29 023 Voorzienings- en leveringszekerheid energie

36 200 Nota over de toestand van ’s Rijks Financiën

Nr. 389 BRIEF MINISTER VOOR KLIMAAT EN ENERGIE

Aan de Voorzitter van de Tweede Kamer der Staten-Generaal

Den Haag, 17 januari 2023

Op 16 december is uw Kamer geïnformeerd over de contouren van de regeling tijdelijke tegemoetkoming blokaansluitingen (Kamerstukken 29 023 en 36 200, nr. 383). Deze regeling zal een tegemoetkoming bieden aan de huishoudens met blokaansluiting, omdat deze groep aansluitingen onvoldoende tot geen voordeel ontvangt onder het prijsplafond.

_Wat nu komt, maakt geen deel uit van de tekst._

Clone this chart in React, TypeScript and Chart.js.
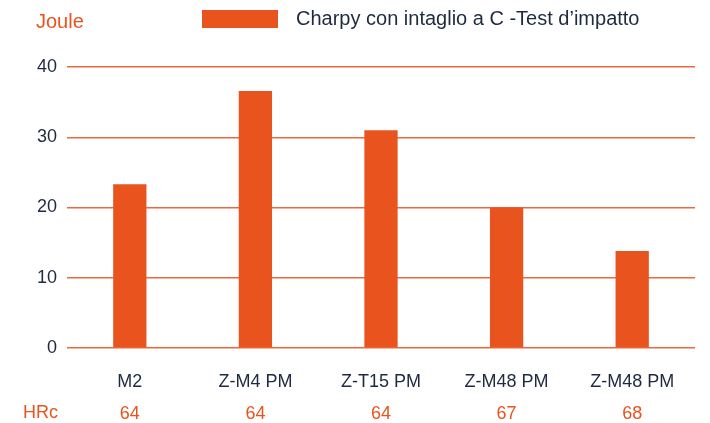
import React, { useEffect, useRef } from "react";
import { Chart, registerables } from "chart.js";

Chart.register(...registerables);

const categories = ["M2", "Z-M4 PM", "Z-T15 PM", "Z-M48 PM", "Z-M48 PM"];
const joules = [23.3, 36.6, 31.0, 20.0, 13.8];
const hrc = ["64", "64", "64", "67", "68"];
const seriesLabel = "Charpy con intaglio a C -Test d\u2019impatto";
const yMin = 0;
const yMax = 40;
const yStep = 10;

const ORANGE = "#E9531E";
const GRID = "rgba(236, 104, 62, 1)";
const NAVY = "#1E2A40";
const FONT = "'Liberation Sans', Arial, sans-serif";

const overlay = {
  id: "overlay",
  afterDraw(chart: any) {
    const ctx = chart.ctx;
    ctx.save();
    ctx.font = `20px ${FONT}`;
    ctx.textBaseline = "middle";
    ctx.fillStyle = ORANGE;
    ctx.textAlign = "left";
    ctx.fillText("Joule", 28, 14);
    const ds = chart.data.datasets[0];
    ctx.fillStyle = ds.backgroundColor;
    ctx.fillRect(194, 2, 76, 18);
    ctx.fillStyle = NAVY;
    ctx.fillText(ds.label, 288, 11);
    const x2 = chart.scales.x2;
    ctx.font = `18px ${FONT}`;
    ctx.fillStyle = ORANGE;
    ctx.textBaseline = "top";
    ctx.fillText("HRc", 15, x2.top + 11);
    ctx.restore();
  },
};

export default function App() {
  const ref = useRef<HTMLCanvasElement>(null);
  useEffect(() => {
    if (!ref.current) return;
    const chart = new Chart(ref.current, {
      type: "bar",
      data: {
        labels: categories,
        datasets: [
          {
            label: seriesLabel,
            data: joules,
            backgroundColor: ORANGE,
            borderWidth: 0,
            barPercentage: 1,
            categoryPercentage: 0.265,
            xAxisID: "x",
            yAxisID: "y",
          },
        ],
      },
      options: {
        animation: false,
        responsive: false,
        maintainAspectRatio: false,
        layout: { padding: { top: 59, right: 7, bottom: 0, left: 0 } },
        plugins: { legend: { display: false }, tooltip: { enabled: false } },
        scales: {
          x: {
            position: "bottom",
            grid: { display: false, drawTicks: false },
            border: { display: false },
            ticks: { color: NAVY, font: { family: FONT, size: 18 }, padding: 23, maxRotation: 0, autoSkip: false },
            afterFit: (s: any) => { s.height = 45; },
          },
          x2: {
            type: "category",
            position: "bottom",
            labels: hrc,
            offset: true,
            grid: { display: false, drawTicks: false },
            border: { display: false },
            ticks: { color: ORANGE, font: { family: FONT, size: 18 }, padding: 10, maxRotation: 0, autoSkip: false },
            afterFit: (s: any) => { s.height = 30; },
          },
          y: {
            min: yMin,
            max: yMax,
            grid: { color: () => GRID, drawTicks: false, lineWidth: 1.5 },
            border: { display: false },
            ticks: { stepSize: yStep, color: NAVY, font: { family: FONT, size: 18 }, padding: 10 },
            afterFit: (s: any) => { s.width = 59; },
          },
        },
      },
      plugins: [overlay],
    });
    return () => chart.destroy();
  }, []);
  return <canvas ref={ref} width={694} height={415} style={{ display: "block" }} />;
}
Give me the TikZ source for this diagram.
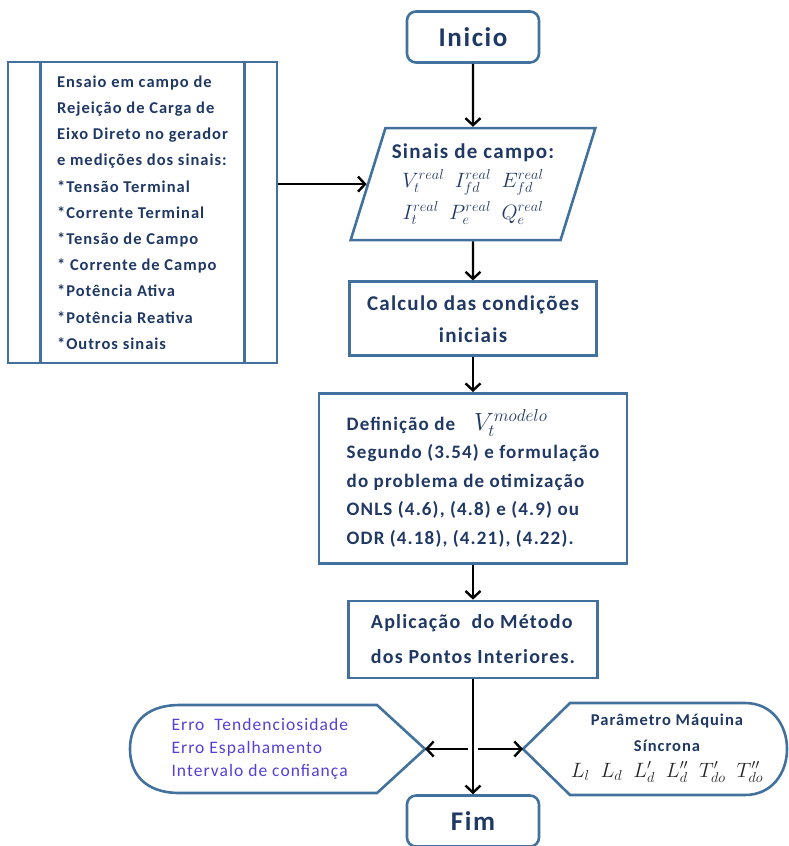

Sinds verzending van bovengenoemde brief is hard doorgewerkt aan de regeling. Eén van de elementen waar vanuit stakeholders veel belang aan gehecht wordt, is tijdig rekening te kunnen houden met het te ontvangen forfaitaire bedrag in zowel de eerste als de tweede jaarhelft. Dit biedt hen namelijk ruimte om rekening te houden met deze tegemoetkoming bij het vaststellen van de voorschotten die huishoudens met een blokaansluiting betalen. Via een tijdige aanpassing van deze voorschotten kan al een deel van de lastenverlichting gerealiseerd worden, voorafgaand aan de inwerkingtreding van de regeling en de uitkering van de subsidiebedragen.

Om tegemoet te komen aan dit belang, heb ik, mede namens de Staatssecretaris van Financiën – Fiscaliteit en Belastingdienst, bijgevoegde brief gestuurd aan de brancheverenigingen van onder meer woningbouwcorporaties, institutionele verhuurders en verenigingen van eigenaren (VvE’s). In de brief geeft het kabinet een indicatie van het forfaitaire bedrag voor de eerste jaarhelft en stelt het kabinet een ondergrens vast voor de hoogte van de tegemoetkoming in de tweede jaarhelft. Deze inzichten stellen verhuurders en VvE’s in staat om deze subsidieregeling mee te nemen in het vaststellen van de bevoorschotting. Ik onderstreep dat het definitieve bedrag dat wordt uitgekeerd per aansluiting ook afhankelijk is van de verdere uitwerking van onder meer de omgang met contracten onder het prijsniveau van het prijsplafond, de definitieve ondergrenzen en de n-1 regel. Deze elementen zijn ook expliciet benoemd in de brief aan de brancheverenigingen.

Deze brief is voor het kabinet een tussenstap op weg naar de definitieve regeling, waar met grote inzet aan gewerkt wordt. Het streven hierbij is onverminderd om medio februari een regeling te kunnen publiceren zodat op alle aspecten van de tegemoetkoming duidelijkheid geboden wordt.